### Task directions:
Reproduce the listing that follows with no differences at all.

### Dataset extract:
#####
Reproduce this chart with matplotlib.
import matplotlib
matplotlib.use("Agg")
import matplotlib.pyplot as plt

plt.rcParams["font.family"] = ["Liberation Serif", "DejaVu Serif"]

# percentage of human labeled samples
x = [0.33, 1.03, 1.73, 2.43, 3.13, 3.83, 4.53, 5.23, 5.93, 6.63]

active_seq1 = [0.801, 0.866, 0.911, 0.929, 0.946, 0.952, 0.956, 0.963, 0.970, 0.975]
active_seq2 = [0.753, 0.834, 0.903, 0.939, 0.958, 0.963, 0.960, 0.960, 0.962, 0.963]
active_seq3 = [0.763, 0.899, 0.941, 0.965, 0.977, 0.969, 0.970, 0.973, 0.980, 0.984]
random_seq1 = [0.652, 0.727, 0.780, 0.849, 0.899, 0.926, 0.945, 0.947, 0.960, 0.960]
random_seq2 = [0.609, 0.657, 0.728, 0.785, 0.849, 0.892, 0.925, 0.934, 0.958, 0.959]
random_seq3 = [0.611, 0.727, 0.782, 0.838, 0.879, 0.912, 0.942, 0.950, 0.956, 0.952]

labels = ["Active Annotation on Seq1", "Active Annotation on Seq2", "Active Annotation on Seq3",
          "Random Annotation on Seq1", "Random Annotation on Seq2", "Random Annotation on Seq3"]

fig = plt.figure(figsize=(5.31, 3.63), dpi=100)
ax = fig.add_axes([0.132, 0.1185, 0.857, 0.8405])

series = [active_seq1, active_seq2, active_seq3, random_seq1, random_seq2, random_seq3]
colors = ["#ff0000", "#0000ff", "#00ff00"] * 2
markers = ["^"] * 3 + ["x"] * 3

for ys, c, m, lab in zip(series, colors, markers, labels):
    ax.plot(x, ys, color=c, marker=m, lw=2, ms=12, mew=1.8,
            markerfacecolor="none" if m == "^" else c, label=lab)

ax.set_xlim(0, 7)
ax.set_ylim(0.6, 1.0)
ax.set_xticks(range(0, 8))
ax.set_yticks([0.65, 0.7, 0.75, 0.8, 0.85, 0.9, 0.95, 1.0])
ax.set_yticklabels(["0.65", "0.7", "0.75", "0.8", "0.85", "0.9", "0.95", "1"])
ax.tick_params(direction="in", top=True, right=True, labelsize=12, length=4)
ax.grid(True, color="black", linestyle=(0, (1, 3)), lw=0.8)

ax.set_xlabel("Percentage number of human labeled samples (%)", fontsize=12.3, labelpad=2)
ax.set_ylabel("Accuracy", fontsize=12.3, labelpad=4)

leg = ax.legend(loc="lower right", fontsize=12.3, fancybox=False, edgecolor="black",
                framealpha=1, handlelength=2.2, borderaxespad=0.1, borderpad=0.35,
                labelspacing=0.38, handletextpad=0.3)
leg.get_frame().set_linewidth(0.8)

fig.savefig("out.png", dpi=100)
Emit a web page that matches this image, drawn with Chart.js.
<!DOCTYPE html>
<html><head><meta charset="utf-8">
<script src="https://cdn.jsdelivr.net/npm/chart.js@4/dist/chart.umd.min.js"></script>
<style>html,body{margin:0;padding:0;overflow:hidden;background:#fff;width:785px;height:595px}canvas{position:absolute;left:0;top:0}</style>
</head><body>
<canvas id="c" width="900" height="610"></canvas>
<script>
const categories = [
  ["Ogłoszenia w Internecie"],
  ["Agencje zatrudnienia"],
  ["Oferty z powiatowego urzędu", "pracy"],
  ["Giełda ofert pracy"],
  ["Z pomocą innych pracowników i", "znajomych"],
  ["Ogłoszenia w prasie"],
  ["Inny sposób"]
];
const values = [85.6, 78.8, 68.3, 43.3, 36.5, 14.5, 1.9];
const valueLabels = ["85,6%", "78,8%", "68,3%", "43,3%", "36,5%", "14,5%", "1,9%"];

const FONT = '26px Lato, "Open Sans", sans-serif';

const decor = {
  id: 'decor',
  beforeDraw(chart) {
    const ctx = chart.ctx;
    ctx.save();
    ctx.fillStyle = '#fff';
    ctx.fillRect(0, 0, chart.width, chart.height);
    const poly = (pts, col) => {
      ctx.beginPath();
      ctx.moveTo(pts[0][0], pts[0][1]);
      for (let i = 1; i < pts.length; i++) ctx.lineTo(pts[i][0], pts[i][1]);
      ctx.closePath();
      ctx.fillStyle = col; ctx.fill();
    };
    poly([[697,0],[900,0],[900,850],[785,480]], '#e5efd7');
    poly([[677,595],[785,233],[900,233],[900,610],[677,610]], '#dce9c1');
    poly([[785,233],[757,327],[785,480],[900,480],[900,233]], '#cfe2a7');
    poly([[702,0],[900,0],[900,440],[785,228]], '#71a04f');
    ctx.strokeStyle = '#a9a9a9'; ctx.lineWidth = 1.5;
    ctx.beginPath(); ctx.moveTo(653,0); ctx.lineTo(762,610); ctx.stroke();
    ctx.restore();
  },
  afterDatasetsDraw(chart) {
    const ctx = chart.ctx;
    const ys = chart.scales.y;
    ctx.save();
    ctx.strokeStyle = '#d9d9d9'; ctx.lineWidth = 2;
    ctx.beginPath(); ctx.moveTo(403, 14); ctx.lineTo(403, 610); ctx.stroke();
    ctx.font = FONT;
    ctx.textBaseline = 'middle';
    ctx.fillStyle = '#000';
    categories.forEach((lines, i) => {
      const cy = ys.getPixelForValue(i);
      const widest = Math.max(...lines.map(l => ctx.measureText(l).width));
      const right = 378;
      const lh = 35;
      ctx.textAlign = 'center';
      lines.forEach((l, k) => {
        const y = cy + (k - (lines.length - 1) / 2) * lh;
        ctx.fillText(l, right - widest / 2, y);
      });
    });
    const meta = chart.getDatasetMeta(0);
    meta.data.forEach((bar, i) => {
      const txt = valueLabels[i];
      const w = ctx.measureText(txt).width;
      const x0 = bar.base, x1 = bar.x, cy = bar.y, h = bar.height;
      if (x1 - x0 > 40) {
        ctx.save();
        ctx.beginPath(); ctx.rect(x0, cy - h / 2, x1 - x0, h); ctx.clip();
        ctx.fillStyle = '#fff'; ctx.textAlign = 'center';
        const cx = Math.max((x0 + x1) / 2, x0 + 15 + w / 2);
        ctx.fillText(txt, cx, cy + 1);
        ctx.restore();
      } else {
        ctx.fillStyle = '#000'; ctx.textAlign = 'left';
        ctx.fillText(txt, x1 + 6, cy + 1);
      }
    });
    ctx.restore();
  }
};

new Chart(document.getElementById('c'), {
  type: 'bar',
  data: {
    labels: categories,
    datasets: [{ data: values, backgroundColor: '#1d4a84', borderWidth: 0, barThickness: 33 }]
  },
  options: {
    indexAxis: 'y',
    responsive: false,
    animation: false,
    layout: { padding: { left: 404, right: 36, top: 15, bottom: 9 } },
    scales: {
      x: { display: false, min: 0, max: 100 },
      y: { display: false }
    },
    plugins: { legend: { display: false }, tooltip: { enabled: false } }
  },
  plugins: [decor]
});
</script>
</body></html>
#####
### Reply to the task:
Reproduce this chart with matplotlib.
import matplotlib
matplotlib.use("Agg")
import matplotlib.pyplot as plt

plt.rcParams["font.family"] = ["Liberation Serif", "DejaVu Serif"]

# percentage of human labeled samples
x = [0.33, 1.03, 1.73, 2.43, 3.13, 3.83, 4.53, 5.23, 5.93, 6.63]

active_seq1 = [0.801, 0.866, 0.911, 0.929, 0.946, 0.952, 0.956, 0.963, 0.970, 0.975]
active_seq2 = [0.753, 0.834, 0.903, 0.939, 0.958, 0.963, 0.960, 0.960, 0.962, 0.963]
active_seq3 = [0.763, 0.899, 0.941, 0.965, 0.977, 0.969, 0.970, 0.973, 0.980, 0.984]
random_seq1 = [0.652, 0.727, 0.780, 0.849, 0.899, 0.926, 0.945, 0.947, 0.960, 0.960]
random_seq2 = [0.609, 0.657, 0.728, 0.785, 0.849, 0.892, 0.925, 0.934, 0.958, 0.959]
random_seq3 = [0.611, 0.727, 0.782, 0.838, 0.879, 0.912, 0.942, 0.950, 0.956, 0.952]

labels = ["Active Annotation on Seq1", "Active Annotation on Seq2", "Active Annotation on Seq3",
          "Random Annotation on Seq1", "Random Annotation on Seq2", "Random Annotation on Seq3"]

fig = plt.figure(figsize=(5.31, 3.63), dpi=100)
ax = fig.add_axes([0.132, 0.1185, 0.857, 0.8405])

series = [active_seq1, active_seq2, active_seq3, random_seq1, random_seq2, random_seq3]
colors = ["#ff0000", "#0000ff", "#00ff00"] * 2
markers = ["^"] * 3 + ["x"] * 3

for ys, c, m, lab in zip(series, colors, markers, labels):
    ax.plot(x, ys, color=c, marker=m, lw=2, ms=12, mew=1.8,
            markerfacecolor="none" if m == "^" else c, label=lab)

ax.set_xlim(0, 7)
ax.set_ylim(0.6, 1.0)
ax.set_xticks(range(0, 8))
ax.set_yticks([0.65, 0.7, 0.75, 0.8, 0.85, 0.9, 0.95, 1.0])
ax.set_yticklabels(["0.65", "0.7", "0.75", "0.8", "0.85", "0.9", "0.95", "1"])
ax.tick_params(direction="in", top=True, right=True, labelsize=12, length=4)
ax.grid(True, color="black", linestyle=(0, (1, 3)), lw=0.8)

ax.set_xlabel("Percentage number of human labeled samples (%)", fontsize=12.3, labelpad=2)
ax.set_ylabel("Accuracy", fontsize=12.3, labelpad=4)

leg = ax.legend(loc="lower right", fontsize=12.3, fancybox=False, edgecolor="black",
                framealpha=1, handlelength=2.2, borderaxespad=0.1, borderpad=0.35,
                labelspacing=0.38, handletextpad=0.3)
leg.get_frame().set_linewidth(0.8)

fig.savefig("out.png", dpi=100)
Emit a web page that matches this image, drawn with Chart.js.
<!DOCTYPE html>
<html><head><meta charset="utf-8">
<script src="https://cdn.jsdelivr.net/npm/chart.js@4/dist/chart.umd.min.js"></script>
<style>html,body{margin:0;padding:0;overflow:hidden;background:#fff;width:785px;height:595px}canvas{position:absolute;left:0;top:0}</style>
</head><body>
<canvas id="c" width="900" height="610"></canvas>
<script>
const categories = [
  ["Ogłoszenia w Internecie"],
  ["Agencje zatrudnienia"],
  ["Oferty z powiatowego urzędu", "pracy"],
  ["Giełda ofert pracy"],
  ["Z pomocą innych pracowników i", "znajomych"],
  ["Ogłoszenia w prasie"],
  ["Inny sposób"]
];
const values = [85.6, 78.8, 68.3, 43.3, 36.5, 14.5, 1.9];
const valueLabels = ["85,6%", "78,8%", "68,3%", "43,3%", "36,5%", "14,5%", "1,9%"];

const FONT = '26px Lato, "Open Sans", sans-serif';

const decor = {
  id: 'decor',
  beforeDraw(chart) {
    const ctx = chart.ctx;
    ctx.save();
    ctx.fillStyle = '#fff';
    ctx.fillRect(0, 0, chart.width, chart.height);
    const poly = (pts, col) => {
      ctx.beginPath();
      ctx.moveTo(pts[0][0], pts[0][1]);
      for (let i = 1; i < pts.length; i++) ctx.lineTo(pts[i][0], pts[i][1]);
      ctx.closePath();
      ctx.fillStyle = col; ctx.fill();
    };
    poly([[697,0],[900,0],[900,850],[785,480]], '#e5efd7');
    poly([[677,595],[785,233],[900,233],[900,610],[677,610]], '#dce9c1');
    poly([[785,233],[757,327],[785,480],[900,480],[900,233]], '#cfe2a7');
    poly([[702,0],[900,0],[900,440],[785,228]], '#71a04f');
    ctx.strokeStyle = '#a9a9a9'; ctx.lineWidth = 1.5;
    ctx.beginPath(); ctx.moveTo(653,0); ctx.lineTo(762,610); ctx.stroke();
    ctx.restore();
  },
  afterDatasetsDraw(chart) {
    const ctx = chart.ctx;
    const ys = chart.scales.y;
    ctx.save();
    ctx.strokeStyle = '#d9d9d9'; ctx.lineWidth = 2;
    ctx.beginPath(); ctx.moveTo(403, 14); ctx.lineTo(403, 610); ctx.stroke();
    ctx.font = FONT;
    ctx.textBaseline = 'middle';
    ctx.fillStyle = '#000';
    categories.forEach((lines, i) => {
      const cy = ys.getPixelForValue(i);
      const widest = Math.max(...lines.map(l => ctx.measureText(l).width));
      const right = 378;
      const lh = 35;
      ctx.textAlign = 'center';
      lines.forEach((l, k) => {
        const y = cy + (k - (lines.length - 1) / 2) * lh;
        ctx.fillText(l, right - widest / 2, y);
      });
    });
    const meta = chart.getDatasetMeta(0);
    meta.data.forEach((bar, i) => {
      const txt = valueLabels[i];
      const w = ctx.measureText(txt).width;
      const x0 = bar.base, x1 = bar.x, cy = bar.y, h = bar.height;
      if (x1 - x0 > 40) {
        ctx.save();
        ctx.beginPath(); ctx.rect(x0, cy - h / 2, x1 - x0, h); ctx.clip();
        ctx.fillStyle = '#fff'; ctx.textAlign = 'center';
        const cx = Math.max((x0 + x1) / 2, x0 + 15 + w / 2);
        ctx.fillText(txt, cx, cy + 1);
        ctx.restore();
      } else {
        ctx.fillStyle = '#000'; ctx.textAlign = 'left';
        ctx.fillText(txt, x1 + 6, cy + 1);
      }
    });
    ctx.restore();
  }
};

new Chart(document.getElementById('c'), {
  type: 'bar',
  data: {
    labels: categories,
    datasets: [{ data: values, backgroundColor: '#1d4a84', borderWidth: 0, barThickness: 33 }]
  },
  options: {
    indexAxis: 'y',
    responsive: false,
    animation: false,
    layout: { padding: { left: 404, right: 36, top: 15, bottom: 9 } },
    scales: {
      x: { display: false, min: 0, max: 100 },
      y: { display: false }
    },
    plugins: { legend: { display: false }, tooltip: { enabled: false } }
  },
  plugins: [decor]
});
</script>
</body></html>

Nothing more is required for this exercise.